2x RTX P6000BW produces garbage
Hi
Trying to run this exactly as configured in the model card for 2x RTX Pro (fix the gpu devices for 2 GPUs), I get garbage results after about 100 tokens. It seems related to https://github.com/sgl-project/sglang/issues/24321
Is this issue being tracked in this project at all?
I can reproduce a similar garbage-token correctness issue on 2× RTX PRO 6000 Blackwell with lukealonso/MiMo-V2.5-NVFP4 and docker.io/lukealonso/sglang-cuda13-b12x.
Unlike the +++++ degeneration reported in that SGL issue, my output is multilingual/random-token gibberish, but the failure mode is similar: deterministic decoding is corrupted.
Tested:
- TP=2
- no EAGLE / no speculative decoding
- no PCIe oneshot allreduce
- temperature=0
- raw /v1/completions, not only chat completions
- short prompt: “Answer in English only.
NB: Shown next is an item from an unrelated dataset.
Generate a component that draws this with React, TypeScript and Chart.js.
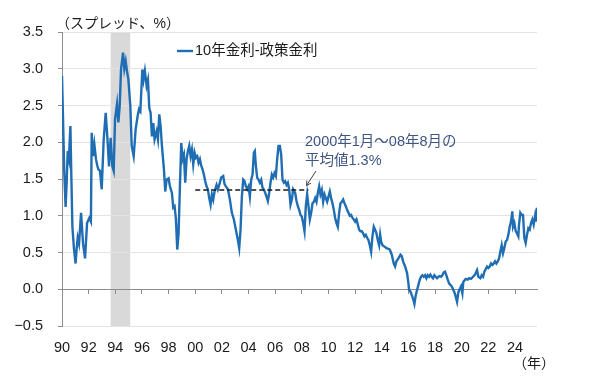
import React, { useEffect, useRef } from "react";
import { Chart, registerables } from "chart.js";

Chart.register(...registerables);

// ---- data ----
const seriesLabel = "10年金利-政策金利";

const t1990s = [1990.00, 1990.08, 1990.17, 1990.27, 1990.35, 1990.43, 1990.52, 1990.63, 1990.70, 1990.78, 1990.90, 1991.02, 1991.10, 1991.18, 1991.28, 1991.43, 1991.58, 1991.73, 1991.88, 1992.05, 1992.17, 1992.23, 1992.33, 1992.43, 1992.55, 1992.65, 1992.73, 1992.85, 1992.98, 1993.13, 1993.28, 1993.40, 1993.53, 1993.65, 1993.78, 1993.88, 1993.98, 1994.13, 1994.23, 1994.33, 1994.43, 1994.58, 1994.68, 1994.78, 1994.88, 1994.98, 1995.13, 1995.23, 1995.38, 1995.53, 1995.68, 1995.78, 1995.88, 1996.03, 1996.12, 1996.22, 1996.35, 1996.45, 1996.55, 1996.65, 1996.75, 1996.85, 1996.95, 1997.10, 1997.20, 1997.30, 1997.40, 1997.50, 1997.65, 1997.75, 1997.85, 1998.00, 1998.10, 1998.25, 1998.35, 1998.45, 1998.55, 1998.65, 1998.75, 1998.85, 1998.95, 1999.05, 1999.15, 1999.25, 1999.35, 1999.45, 1999.55, 1999.65, 1999.75, 1999.85, 1999.95];
const v1990s = [2.90, 2.30, 1.60, 1.12, 1.45, 1.88, 1.78, 2.22, 1.55, 0.85, 0.55, 0.35, 0.55, 0.70, 0.62, 1.04, 0.62, 0.42, 0.90, 0.97, 0.92, 2.13, 1.81, 1.97, 1.77, 1.68, 1.63, 1.61, 1.36, 2.04, 2.40, 2.08, 1.67, 2.06, 1.67, 1.61, 2.31, 2.52, 2.27, 2.49, 2.99, 3.22, 3.00, 3.10, 2.96, 2.86, 2.49, 1.95, 1.81, 2.18, 2.36, 2.45, 2.42, 2.99, 2.85, 2.97, 2.77, 2.85, 2.47, 2.40, 2.08, 2.26, 2.04, 2.15, 2.04, 2.38, 2.22, 1.95, 1.63, 1.33, 1.49, 1.51, 1.40, 1.31, 1.11, 1.13, 0.95, 0.54, 0.76, 1.40, 1.99, 1.77, 1.83, 1.45, 1.77, 1.88, 1.95, 1.81, 1.90, 1.70, 1.86];

const t2000s = [2000.05, 2000.15, 2000.25, 2000.35, 2000.45, 2000.55, 2000.65, 2000.75, 2000.85, 2000.95, 2001.05, 2001.15, 2001.25, 2001.35, 2001.45, 2001.60, 2001.70, 2001.80, 2001.95, 2002.10, 2002.20, 2002.30, 2002.45, 2002.60, 2002.75, 2002.90, 2003.05, 2003.20, 2003.30, 2003.40, 2003.50, 2003.60, 2003.70, 2003.80, 2003.90, 2004.00, 2004.10, 2004.20, 2004.30, 2004.40, 2004.47, 2004.55, 2004.65, 2004.75, 2004.85, 2004.95, 2005.05, 2005.15, 2005.25, 2005.35, 2005.45, 2005.55, 2005.65, 2005.75, 2005.85, 2005.95, 2006.05, 2006.15, 2006.25, 2006.35, 2006.45, 2006.55, 2006.65, 2006.75, 2006.85, 2006.95, 2007.05, 2007.15, 2007.25, 2007.35, 2007.50, 2007.60, 2007.70, 2007.80, 2007.90, 2008.00, 2008.10, 2008.20, 2008.30, 2008.40, 2008.50, 2008.60, 2008.70, 2008.80, 2008.90, 2009.00, 2009.10, 2009.20, 2009.30, 2009.40, 2009.50, 2009.60, 2009.70, 2009.80, 2009.90];
const v2000s = [1.79, 1.81, 1.72, 1.77, 1.68, 1.63, 1.56, 1.47, 1.40, 1.36, 1.24, 1.15, 1.29, 1.22, 1.33, 1.42, 1.36, 1.42, 1.52, 1.54, 1.43, 1.40, 1.36, 1.22, 1.04, 0.95, 0.81, 0.67, 0.56, 0.81, 1.26, 1.49, 1.47, 1.40, 1.36, 1.40, 1.26, 1.49, 1.56, 1.86, 1.88, 1.68, 1.52, 1.49, 1.45, 1.49, 1.38, 1.36, 1.31, 1.26, 1.20, 1.31, 1.45, 1.56, 1.52, 1.58, 1.54, 1.77, 1.95, 1.95, 1.83, 1.49, 1.45, 1.47, 1.42, 1.45, 1.36, 1.15, 1.22, 1.36, 1.31, 1.20, 1.13, 1.08, 1.01, 0.99, 0.90, 0.79, 1.13, 1.29, 1.13, 0.95, 1.04, 1.17, 1.19, 1.24, 1.19, 1.31, 1.40, 1.29, 1.35, 1.19, 1.29, 1.24, 1.19];

const t2010s = [2010.00, 2010.10, 2010.20, 2010.30, 2010.40, 2010.50, 2010.60, 2010.70, 2010.80, 2010.90, 2011.00, 2011.10, 2011.20, 2011.30, 2011.40, 2011.50, 2011.60, 2011.70, 2011.80, 2011.90, 2012.00, 2012.10, 2012.20, 2012.30, 2012.40, 2012.50, 2012.60, 2012.70, 2012.80, 2012.90, 2013.00, 2013.10, 2013.20, 2013.30, 2013.40, 2013.50, 2013.60, 2013.70, 2013.80, 2013.88, 2013.95, 2014.05, 2014.20, 2014.35, 2014.50, 2014.60, 2014.75, 2014.90, 2015.00, 2015.10, 2015.25, 2015.40, 2015.50, 2015.60, 2015.75, 2015.90, 2016.00, 2016.05, 2016.15, 2016.25, 2016.35, 2016.45, 2016.55, 2016.65, 2016.75, 2016.85, 2016.95, 2017.05, 2017.15, 2017.25, 2017.35, 2017.45, 2017.55, 2017.65, 2017.75, 2017.85, 2017.95, 2018.05, 2018.15, 2018.25, 2018.35, 2018.45, 2018.55, 2018.65, 2018.75, 2018.85, 2018.95, 2019.05, 2019.15, 2019.25, 2019.35, 2019.45, 2019.55, 2019.65, 2019.75, 2019.85, 2019.95];
const v2010s = [1.26, 1.33, 1.24, 1.17, 1.08, 0.97, 0.90, 0.85, 1.04, 1.17, 1.19, 1.22, 1.17, 1.13, 1.08, 1.04, 1.00, 1.01, 0.97, 0.95, 0.92, 0.95, 0.88, 0.81, 0.79, 0.79, 0.76, 0.72, 0.74, 0.70, 0.67, 0.60, 0.51, 0.72, 0.85, 0.81, 0.76, 0.67, 0.60, 0.74, 0.65, 0.60, 0.58, 0.56, 0.55, 0.54, 0.47, 0.35, 0.31, 0.38, 0.42, 0.47, 0.45, 0.38, 0.31, 0.22, 0.08, -0.01, -0.03, -0.08, -0.13, -0.20, -0.08, -0.01, 0.06, 0.13, 0.17, 0.19, 0.17, 0.19, 0.15, 0.19, 0.17, 0.20, 0.17, 0.15, 0.19, 0.17, 0.15, 0.17, 0.18, 0.17, 0.19, 0.23, 0.24, 0.19, 0.13, 0.08, 0.06, 0.04, 0.00, -0.04, -0.10, -0.17, -0.04, 0.00, 0.04];

const t2020s = [2020.05, 2020.12, 2020.20, 2020.30, 2020.45, 2020.55, 2020.70, 2020.85, 2021.00, 2021.15, 2021.25, 2021.40, 2021.50, 2021.60, 2021.70, 2021.90, 2022.00, 2022.10, 2022.20, 2022.30, 2022.40, 2022.50, 2022.60, 2022.70, 2022.80, 2022.90, 2023.00, 2023.10, 2023.20, 2023.30, 2023.40, 2023.50, 2023.60, 2023.70, 2023.80, 2023.85, 2023.95, 2024.05, 2024.15, 2024.25, 2024.30, 2024.40, 2024.50, 2024.60, 2024.70, 2024.80, 2024.90, 2025.00, 2025.10, 2025.20, 2025.30, 2025.40, 2025.50, 2025.55, 2025.65];
const v2020s = [-0.05, 0.10, 0.12, 0.14, 0.13, 0.15, 0.14, 0.17, 0.20, 0.26, 0.17, 0.15, 0.19, 0.17, 0.24, 0.31, 0.29, 0.31, 0.35, 0.33, 0.35, 0.38, 0.35, 0.38, 0.42, 0.51, 0.60, 0.49, 0.56, 0.65, 0.67, 0.74, 0.85, 0.92, 1.06, 0.85, 0.90, 0.79, 0.76, 0.72, 0.88, 1.04, 1.01, 1.01, 0.70, 0.63, 0.74, 0.83, 0.81, 0.90, 0.95, 0.88, 0.99, 0.92, 1.11];

// average 2000/1 - 2008/8
const avgStart = 2000.0;
const avgEnd = 2008.5;
const avgValue = 1.35;

// shaded period
const shadeStart = 1993.65;
const shadeEnd = 1995.12;

const xTickYears = [1990, 1992, 1994, 1996, 1998, 2000, 2002, 2004, 2006, 2008, 2010, 2012, 2014, 2016, 2018, 2020, 2022, 2024];
const yMin = -0.5;
const yMax = 3.5;
const yStep = 0.5;

const yAxisTitle = "（スプレッド、%）";
const xAxisUnit = "（年）";
const noteLines = ["2000年1月～08年8月の", "平均値1.3%"];

// ---- styles ----
const FONT = '"Liberation Sans", "Noto Sans CJK JP", sans-serif';
const LINE_BLUE = "#1f6db3";
const AXIS_GREY = "#8c8c8c";
const GRID_GREY = "#e3e3e3";
const TEXT = "#1a1a1a";
const NOTE = "#3f5583";

const toPoints = (t: number[], v: number[]) => t.map((x, i) => ({ x, y: v[i] }));

export default function App() {
  const ref = useRef<HTMLCanvasElement | null>(null);

  useEffect(() => {
    if (!ref.current) return;
    const spread = [
      ...toPoints(t1990s, v1990s),
      ...toPoints(t2000s, v2000s),
      ...toPoints(t2010s, v2010s),
      ...toPoints(t2020s, v2020s),
    ];
    const xMax = spread[spread.length - 1].x;

    const overlay = {
      id: "overlay",
      beforeDraw(chart: any) {
        const { ctx, chartArea, scales } = chart;
        const xs = scales.x;
        const x1 = xs.getPixelForValue(shadeStart);
        const x2 = xs.getPixelForValue(shadeEnd);
        ctx.save();
        ctx.fillStyle = "#d9d9d9";
        ctx.fillRect(x1, chartArea.top, x2 - x1, chartArea.bottom - chartArea.top);
        ctx.restore();
      },
      afterDraw(chart: any) {
        const { ctx, chartArea } = chart;
        ctx.save();
        // y-axis title
        ctx.fillStyle = TEXT;
        ctx.font = `14px ${FONT}`;
        ctx.textAlign = "left";
        ctx.textBaseline = "middle";
        ctx.fillText(yAxisTitle, chartArea.left - 6, 24);
        // x unit
        ctx.textAlign = "center";
        ctx.fillText(xAxisUnit, 534, 364);
        // legend
        ctx.strokeStyle = LINE_BLUE;
        ctx.lineWidth = 2.4;
        ctx.beginPath();
        ctx.moveTo(177, 51);
        ctx.lineTo(193, 51);
        ctx.stroke();
        ctx.fillStyle = TEXT;
        ctx.font = `14.5px ${FONT}`;
        ctx.textAlign = "left";
        ctx.fillText(seriesLabel, 195, 51);
        // note
        ctx.fillStyle = NOTE;
        ctx.fillText(noteLines[0], 305, 142);
        ctx.fillText(noteLines[1], 305, 161);
        // arrow
        const ax1 = 316, ay1 = 171, ax2 = 306.5, ay2 = 185.5;
        ctx.strokeStyle = "#404040";
        ctx.lineWidth = 1;
        ctx.beginPath();
        ctx.moveTo(ax1, ay1);
        ctx.lineTo(ax2, ay2);
        const ang = Math.atan2(ay2 - ay1, ax2 - ax1);
        const hl = 5;
        ctx.moveTo(ax2 - hl * Math.cos(ang - 0.5), ay2 - hl * Math.sin(ang - 0.5));
        ctx.lineTo(ax2, ay2);
        ctx.lineTo(ax2 - hl * Math.cos(ang + 0.5), ay2 - hl * Math.sin(ang + 0.5));
        ctx.stroke();
        ctx.restore();
      },
    };

    const chart = new Chart(ref.current, {
      type: "line",
      data: {
        datasets: [
          {
            label: "average",
            data: [
              { x: avgStart, y: avgValue },
              { x: avgEnd, y: avgValue },
            ],
            borderColor: "#1a1a1a",
            borderWidth: 1.5,
            borderDash: [5, 3],
            pointRadius: 0,
            order: 0,
          },
          {
            label: seriesLabel,
            data: spread,
            borderColor: LINE_BLUE,
            borderWidth: 2.4,
            pointRadius: 0,
            tension: 0,
            order: 1,
          },
        ],
      },
      options: {
        animation: false,
        responsive: true,
        maintainAspectRatio: false,
        layout: { padding: { left: 0, right: 63, top: 32, bottom: 0 } },
        plugins: { legend: { display: false }, tooltip: { enabled: false } },
        scales: {
          x: {
            type: "linear",
            position: "bottom",
            min: 1990,
            max: xMax,
            grid: { display: false },
            border: { display: false },
            ticks: {
              autoSkip: false,
              maxRotation: 0,
              padding: 5,
              color: TEXT,
              font: { family: FONT, size: 14.5 },
              callback: (v: any) => String(Number(v) % 100).padStart(2, "0"),
            },
            afterBuildTicks: (s: any) => {
              s.ticks = xTickYears.map((value) => ({ value }));
            },
            afterFit: (s: any) => {
              s.height = 56;
            },
          },
          x0: {
            type: "linear",
            axis: "x",
            position: { y: 0 },
            min: 1990,
            max: xMax,
            grid: { drawOnChartArea: false, drawTicks: true, tickLength: 4, color: AXIS_GREY },
            border: { display: true, color: AXIS_GREY, width: 1 },
            ticks: { display: false },
            afterBuildTicks: (s: any) => {
              s.ticks = xTickYears.slice(1).map((value) => ({ value }));
            },
          },
          y: {
            min: yMin,
            max: yMax,
            ticks: {
              stepSize: yStep,
              padding: 15,
              color: TEXT,
              font: { family: FONT, size: 14.5 },
              callback: (v: any) => {
                const n = Number(v);
                return n < 0 ? "−" + Math.abs(n).toFixed(1) : n.toFixed(1);
              },
            },
            grid: { color: GRID_GREY, tickColor: AXIS_GREY, tickLength: 4, drawTicks: true },
            border: { display: true, color: AXIS_GREY, width: 1 },
            afterFit: (s: any) => {
              s.width = 62;
            },
          },
        },
      },
      plugins: [overlay],
    } as any);

    return () => chart.destroy();
  }, []);

  return (
    <div style={{ position: "fixed", left: 0, top: 0, width: 600, height: 382, background: "#fff" }}>
      <canvas ref={ref} />
    </div>
  );
}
What is 2+2? Reply with exactly one short sentence.”
Example output:
“4โทรศัพ Featuringมั้ sabe彩(init ...”
Model loads successfully:
- type=MiMoV2ForCausalLM
- quant=modelopt_mixed
- detects ModelOpt FP8 and NVFP4
- per-GPU memory ~85.7 GB
- FP8 KV profile boots
BF16/auto KV does not fit on 2×96GB; SGLang reports negative token budget.
PCIe oneshot allreduce also fails during CUDA graph capture at b12x/distributed/pcie_oneshot.cu:235, but disabling it allows the server to start. Output remains corrupted.